Pardon Rood's skepticism, but after all, his business is pure anticipation of the public appetite for sports action. When he moves the betting line, he moves money, trying to position his company to maximize the bookie's vigorish, or profit margin. Because of MGM's deal with Mayweather, Rood has seen "The Money Team," as Mayweather describes his business associates, up close and personal.

"After a while when the fight didn't happen, it was probably a strategy," Rood speculated. "Somebody in one of the camps said, 'Hey, the more we build this up, the bigger it may become.' Once Dubai started making inquiries about hosting the fight a couple of years ago, that's when the dollar figures really started going through the roof."

Pay-per-view buys for a fight with a record asking price of $99.95 are expected to go north of three million. Face value for tickets at the MGM Grand Garden Arena ranges from $1,500 to $7,500, but demand in the secondary market is driving prices into the tens of thousands.

Describing the anticipated handle at the state's legal sports books, Rood said, "My best guess is there's going to be $60 million to $80 million statewide for this fight, which is about two-thirds what we do for the Super Bowl.

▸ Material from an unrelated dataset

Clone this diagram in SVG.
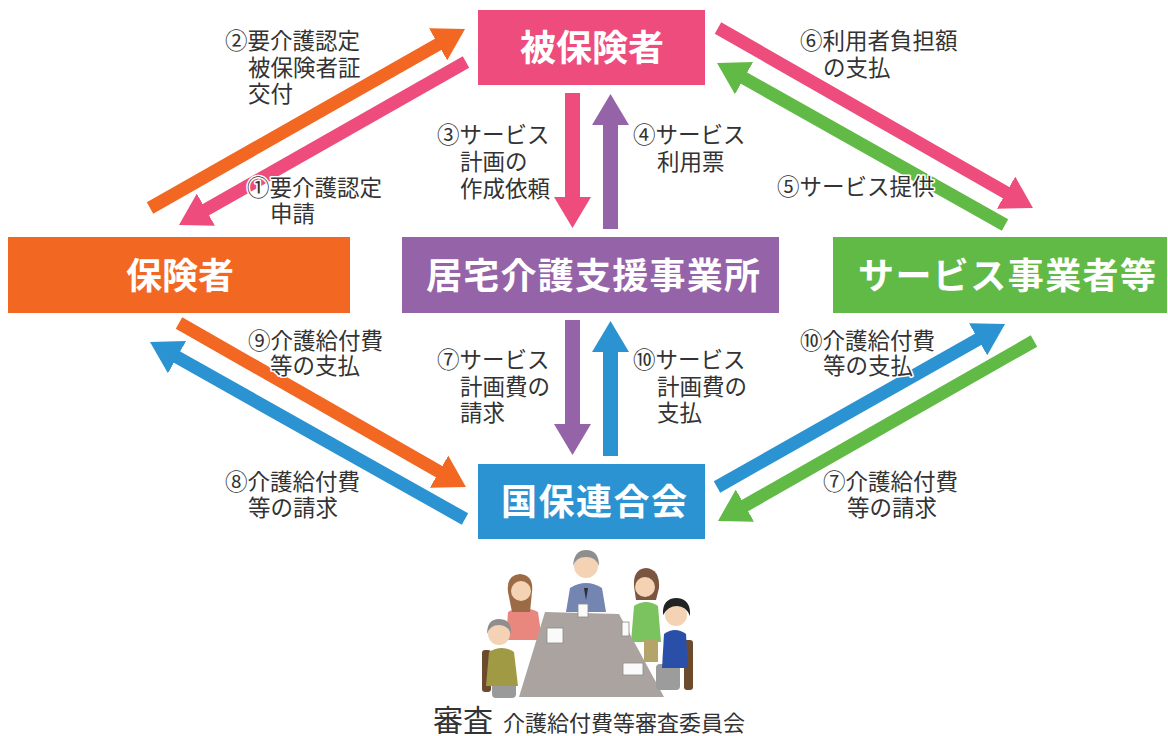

"We're going to have viewing parties and we're going to have terminals there to take wagers. We've sold well over 50,000 tickets to viewing parties at all the different [MGM-owned] properties, predominantly ballrooms."

Throw in the fact that Kentucky Derby Day coincides with Fight Night, and it sets off all the bells and whistles in the Las Vegas Strip casinos like a pinball machine. "It's a cool weekend that these two things are coming together," Rood said. "If you look at American history, sports gambling is deeply rooted in horse racing and boxing."

Because the MGM always was hosting the fight, Rood had to wait until the contracts were signed to make a line out of respect to the fighters. "When this deal was signed, the line still was predominantly Mayweather -300, but I put up Mayweather -240," Rood said. "I thought the Pacquiao money was going to be stronger and was going to come in, and I didn't want to offer +$250 when I could get the same money at +200."

Now Mayweather has dropped to a -$200 favorite, meaning a bettor wagers $200 to win $100. Pacquiao is a +$170 underdog, meaning a bettor wins $170 for a $100 wager. So Rood was right that Pacquiao money would come in and that there was no need for more favorable odds.

"That's the best price these two fighters have probably ever been in their career," Rood said. "It's really the shortest price Mayweather has ever been, and you're getting Pacquiao as an underdog as a Hall of Fame boxer. So it's an absolute gem to bet if you like either one of these fighters."

The question now is whether it will be a gem of a fight or whether Mayweather's defensive style will turn it into a boring affair. "I think Pacquiao's got power to get to him," Rood said, "but if you ask me what I'm booking so that my company hopefully makes a little bit of money from a betting perspective, it's a Mayweather decision."